Von der Leyen Nominates Hoekstra. News and Expectations

Politics - November 25, 2023

After Frans Timmermans’ announced his resignation from the European Union, the process to fill his remaining vacant role is wide open. The role of the now-former commissioner’s successor has important political and strategic significance, considering the weight of the dossiers Timmermans has pursued over time.

Almost at the end of the summer, despite the palace closures, important news arrived about the next candidate: Wopke Hoekstra.

Hoekstra, the outgoing foreign minister of the Netherlands, has also been given the green light by the president of the European Commission, Ursula von der Leyen, who will therefore put her name forward to the EU Parliament and Council. Hoekstra was first nominated by the Dutch government, and as of now appears to be the suitable candidate to lead the Eu on its green transition process.

As usual, according to the Eu procedures, before being formally appointed, Hoekstra will have to pass a hearing in the Eu Parliament attended by one or more of the parliamentary committees responsible for the portfolio.

Following the meeting between Hoekstra and von der Leyen, the president of EU Commission said the Dutch candidate has shown strong motivation and commitment to the European Union, also underlining how his government experience will be able to add value to European policy.
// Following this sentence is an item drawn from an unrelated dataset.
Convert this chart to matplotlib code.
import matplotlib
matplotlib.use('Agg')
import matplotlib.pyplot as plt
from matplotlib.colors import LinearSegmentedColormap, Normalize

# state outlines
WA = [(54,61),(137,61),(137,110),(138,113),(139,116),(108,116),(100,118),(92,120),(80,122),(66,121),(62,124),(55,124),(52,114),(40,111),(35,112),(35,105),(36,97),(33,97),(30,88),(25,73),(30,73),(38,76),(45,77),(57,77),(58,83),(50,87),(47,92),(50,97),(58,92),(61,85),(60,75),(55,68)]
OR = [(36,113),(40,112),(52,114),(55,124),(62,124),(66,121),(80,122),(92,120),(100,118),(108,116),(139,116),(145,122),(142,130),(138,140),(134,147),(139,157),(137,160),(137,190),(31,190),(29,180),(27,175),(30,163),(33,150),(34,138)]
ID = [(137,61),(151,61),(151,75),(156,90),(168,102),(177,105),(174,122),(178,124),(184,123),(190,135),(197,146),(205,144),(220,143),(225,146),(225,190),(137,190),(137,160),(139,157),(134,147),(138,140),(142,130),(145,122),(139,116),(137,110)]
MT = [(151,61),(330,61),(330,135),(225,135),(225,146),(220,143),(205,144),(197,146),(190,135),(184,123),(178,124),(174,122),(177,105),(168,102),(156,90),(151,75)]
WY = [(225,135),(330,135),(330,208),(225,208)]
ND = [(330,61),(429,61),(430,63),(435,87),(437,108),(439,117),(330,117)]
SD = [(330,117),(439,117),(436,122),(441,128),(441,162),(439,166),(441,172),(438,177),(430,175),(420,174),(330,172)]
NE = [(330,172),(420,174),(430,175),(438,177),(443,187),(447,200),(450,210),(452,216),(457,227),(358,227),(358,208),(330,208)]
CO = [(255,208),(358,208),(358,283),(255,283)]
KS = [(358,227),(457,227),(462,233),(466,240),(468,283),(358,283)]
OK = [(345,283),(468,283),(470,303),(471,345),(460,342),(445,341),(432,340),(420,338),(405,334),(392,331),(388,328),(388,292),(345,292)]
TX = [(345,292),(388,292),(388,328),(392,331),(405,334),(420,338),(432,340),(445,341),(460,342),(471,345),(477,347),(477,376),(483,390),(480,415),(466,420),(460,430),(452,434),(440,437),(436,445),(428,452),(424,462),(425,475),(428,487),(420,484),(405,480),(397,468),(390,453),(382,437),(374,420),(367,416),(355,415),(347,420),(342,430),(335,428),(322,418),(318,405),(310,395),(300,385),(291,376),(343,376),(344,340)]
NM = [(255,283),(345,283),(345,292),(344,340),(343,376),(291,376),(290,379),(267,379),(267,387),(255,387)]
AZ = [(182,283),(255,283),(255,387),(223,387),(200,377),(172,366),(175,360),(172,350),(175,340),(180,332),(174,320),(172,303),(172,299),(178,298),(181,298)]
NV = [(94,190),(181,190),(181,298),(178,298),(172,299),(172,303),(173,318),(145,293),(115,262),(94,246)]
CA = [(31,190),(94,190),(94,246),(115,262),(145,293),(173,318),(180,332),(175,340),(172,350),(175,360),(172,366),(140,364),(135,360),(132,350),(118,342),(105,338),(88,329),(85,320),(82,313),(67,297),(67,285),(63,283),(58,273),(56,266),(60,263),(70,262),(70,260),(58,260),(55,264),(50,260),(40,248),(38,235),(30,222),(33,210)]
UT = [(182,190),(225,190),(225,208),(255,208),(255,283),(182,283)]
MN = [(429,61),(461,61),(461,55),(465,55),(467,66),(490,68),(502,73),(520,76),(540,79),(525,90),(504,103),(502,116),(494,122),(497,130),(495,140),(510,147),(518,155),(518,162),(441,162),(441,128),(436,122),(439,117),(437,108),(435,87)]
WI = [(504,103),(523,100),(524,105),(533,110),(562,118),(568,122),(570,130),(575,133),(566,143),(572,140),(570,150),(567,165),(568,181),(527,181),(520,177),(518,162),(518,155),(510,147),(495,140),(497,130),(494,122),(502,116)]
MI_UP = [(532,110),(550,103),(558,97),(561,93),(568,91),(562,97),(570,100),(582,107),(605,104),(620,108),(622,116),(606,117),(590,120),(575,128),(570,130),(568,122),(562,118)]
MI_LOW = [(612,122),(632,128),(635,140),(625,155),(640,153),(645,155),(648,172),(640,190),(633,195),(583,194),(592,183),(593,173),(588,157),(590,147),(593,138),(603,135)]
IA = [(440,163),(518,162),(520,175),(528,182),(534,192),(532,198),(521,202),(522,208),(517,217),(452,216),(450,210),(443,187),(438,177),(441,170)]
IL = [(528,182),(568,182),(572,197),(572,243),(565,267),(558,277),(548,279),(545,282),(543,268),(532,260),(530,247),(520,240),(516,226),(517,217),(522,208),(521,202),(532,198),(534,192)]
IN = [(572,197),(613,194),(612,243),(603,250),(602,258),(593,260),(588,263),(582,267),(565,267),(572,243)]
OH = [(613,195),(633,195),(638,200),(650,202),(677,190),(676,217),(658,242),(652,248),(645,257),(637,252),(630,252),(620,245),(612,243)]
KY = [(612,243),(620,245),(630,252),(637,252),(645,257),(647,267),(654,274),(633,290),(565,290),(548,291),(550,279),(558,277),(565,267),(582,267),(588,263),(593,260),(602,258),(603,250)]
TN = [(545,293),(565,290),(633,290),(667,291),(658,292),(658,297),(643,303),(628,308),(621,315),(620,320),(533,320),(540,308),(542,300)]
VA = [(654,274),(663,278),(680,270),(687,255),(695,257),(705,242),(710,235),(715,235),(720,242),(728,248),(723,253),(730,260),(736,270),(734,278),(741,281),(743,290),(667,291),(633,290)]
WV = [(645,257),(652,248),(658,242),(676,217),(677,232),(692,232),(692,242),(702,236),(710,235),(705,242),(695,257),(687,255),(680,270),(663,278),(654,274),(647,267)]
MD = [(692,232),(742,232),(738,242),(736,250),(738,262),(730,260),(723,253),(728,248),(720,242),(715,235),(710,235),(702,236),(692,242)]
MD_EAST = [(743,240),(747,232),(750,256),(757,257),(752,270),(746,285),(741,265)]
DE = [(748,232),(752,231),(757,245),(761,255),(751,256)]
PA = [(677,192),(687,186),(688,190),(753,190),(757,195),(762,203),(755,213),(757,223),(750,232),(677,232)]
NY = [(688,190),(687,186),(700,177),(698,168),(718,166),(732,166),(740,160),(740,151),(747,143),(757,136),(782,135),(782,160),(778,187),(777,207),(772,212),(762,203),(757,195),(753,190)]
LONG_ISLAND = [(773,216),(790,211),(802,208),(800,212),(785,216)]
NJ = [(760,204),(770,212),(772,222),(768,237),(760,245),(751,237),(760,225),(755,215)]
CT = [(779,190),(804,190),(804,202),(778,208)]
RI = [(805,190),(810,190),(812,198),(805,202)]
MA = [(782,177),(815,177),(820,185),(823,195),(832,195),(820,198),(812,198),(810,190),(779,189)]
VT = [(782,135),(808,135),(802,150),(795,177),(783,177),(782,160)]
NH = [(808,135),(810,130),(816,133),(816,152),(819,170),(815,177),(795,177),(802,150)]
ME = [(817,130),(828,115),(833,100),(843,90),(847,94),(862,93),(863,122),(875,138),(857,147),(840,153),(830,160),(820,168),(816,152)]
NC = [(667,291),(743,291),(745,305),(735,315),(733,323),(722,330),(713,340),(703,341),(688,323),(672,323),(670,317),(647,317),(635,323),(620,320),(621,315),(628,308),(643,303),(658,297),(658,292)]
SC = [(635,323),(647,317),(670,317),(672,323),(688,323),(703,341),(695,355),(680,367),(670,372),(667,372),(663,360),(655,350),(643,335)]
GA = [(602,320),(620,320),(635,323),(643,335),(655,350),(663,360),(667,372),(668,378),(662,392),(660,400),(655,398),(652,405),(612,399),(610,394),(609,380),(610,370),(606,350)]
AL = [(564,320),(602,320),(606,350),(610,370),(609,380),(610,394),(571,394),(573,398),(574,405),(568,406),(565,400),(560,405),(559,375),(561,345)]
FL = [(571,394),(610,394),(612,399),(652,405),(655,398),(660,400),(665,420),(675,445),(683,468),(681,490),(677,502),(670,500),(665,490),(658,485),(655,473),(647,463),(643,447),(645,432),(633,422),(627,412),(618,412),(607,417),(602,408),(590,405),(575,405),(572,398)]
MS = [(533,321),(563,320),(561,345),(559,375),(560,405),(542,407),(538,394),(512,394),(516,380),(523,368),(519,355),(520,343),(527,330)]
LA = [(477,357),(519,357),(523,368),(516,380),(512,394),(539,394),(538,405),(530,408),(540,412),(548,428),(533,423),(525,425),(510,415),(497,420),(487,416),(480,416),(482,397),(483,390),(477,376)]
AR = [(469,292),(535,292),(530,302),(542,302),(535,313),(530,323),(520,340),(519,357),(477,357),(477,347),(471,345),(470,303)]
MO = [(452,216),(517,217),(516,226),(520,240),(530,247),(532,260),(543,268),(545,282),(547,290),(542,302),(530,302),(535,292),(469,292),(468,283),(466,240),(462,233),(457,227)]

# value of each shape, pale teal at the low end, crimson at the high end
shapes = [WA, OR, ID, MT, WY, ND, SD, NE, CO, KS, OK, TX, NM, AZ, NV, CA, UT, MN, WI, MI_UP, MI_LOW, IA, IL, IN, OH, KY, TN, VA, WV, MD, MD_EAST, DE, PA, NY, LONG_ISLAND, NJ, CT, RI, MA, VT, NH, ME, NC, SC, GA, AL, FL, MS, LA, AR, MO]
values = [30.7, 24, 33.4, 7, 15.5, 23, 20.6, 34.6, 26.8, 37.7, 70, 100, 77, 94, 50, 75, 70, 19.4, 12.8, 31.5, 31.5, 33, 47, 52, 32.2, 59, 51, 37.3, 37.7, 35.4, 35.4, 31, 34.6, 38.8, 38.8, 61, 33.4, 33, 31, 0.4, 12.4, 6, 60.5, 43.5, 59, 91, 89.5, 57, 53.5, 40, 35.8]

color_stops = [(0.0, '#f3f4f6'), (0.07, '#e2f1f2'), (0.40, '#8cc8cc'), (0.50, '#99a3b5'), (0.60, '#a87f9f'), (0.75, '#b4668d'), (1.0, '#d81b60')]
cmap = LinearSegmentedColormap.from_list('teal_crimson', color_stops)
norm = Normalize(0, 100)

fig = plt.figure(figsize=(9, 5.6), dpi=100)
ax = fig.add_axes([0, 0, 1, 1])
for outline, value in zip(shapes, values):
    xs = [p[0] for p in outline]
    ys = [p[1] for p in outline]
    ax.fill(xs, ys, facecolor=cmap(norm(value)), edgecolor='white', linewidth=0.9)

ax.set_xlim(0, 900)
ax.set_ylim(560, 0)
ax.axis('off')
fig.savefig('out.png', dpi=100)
Hoekstra is known for being a member of the Christian Democratic Alliance (CDA) party and in Brussels he is a member of the European People’s Party, EPP. This has raised questions about her suitability for the role, especially from a certain political wing.

In fact, for the first time ever the European climate and environment agenda would be the responsibility of a right-wing politician, which some believe could not be a good thing. Although this preconception is not clear on what factual basis it may rest.

According to reports by Ursula von der Leyen, Hoekstra should be at the helm of European environmental policy while still remaining under the leadership of Socialist Maroš Šefčovič, who as of today is full-fledged Timmermans’ replacement, albeit for a fixed period.

The decision, therefore, that the Commission President would appear to have taken is to divide up the competencies that were previously all in Timmermans’ hands.

Indeed, the former Dutch commissioner, who had taken on the role of executive vice president for the Green Deal, was in charge of both the implementation of the ‘Green Pact for Europe’ (the economic growth strategy to make the European continent climate neutral by 2050) and climate action.

Two priorities on which two different political personalities will reportedly go to work separately, albeit complementarily.

The path leading to the appointment of the person in charge, or persons in charge, of environmental policy within the European Union is expected to be all uphill and not without twists and turns. Nevertheless, the choice of Eu commission chairperson bodes well for a European future that is more conservative and less tyrannical in terms of the goals to be achieved, often unreasonably and in ways that are not suitable for society as a whole.

Hoekstra’s appointment appears to be a step forward in achieving a Europe that is more attentive to its citizens and their needs, so that we have a Europe that does not want at all costs to pursue policies that poorly match the context in which they fit, but is more focused on working to make the context truly fit and ready to accommodate that green transition that has long been talked about.

Handing over the environmental policy portfolio to a nonleftist political figure for the first time should be understood as a success. Should this possibility come to fruition in practice, it will surely be a first step toward a success for the European right, which will also be facilitated in winning the European parliament. If the environmental policy agenda is managed by a conservative, we will finally see concrete and sustainable results for the entire social set-up and will impart a change of pace in the management of Eu policies in other areas as well. We are keeping our fingers crossed for what it promises to be a hot autumn.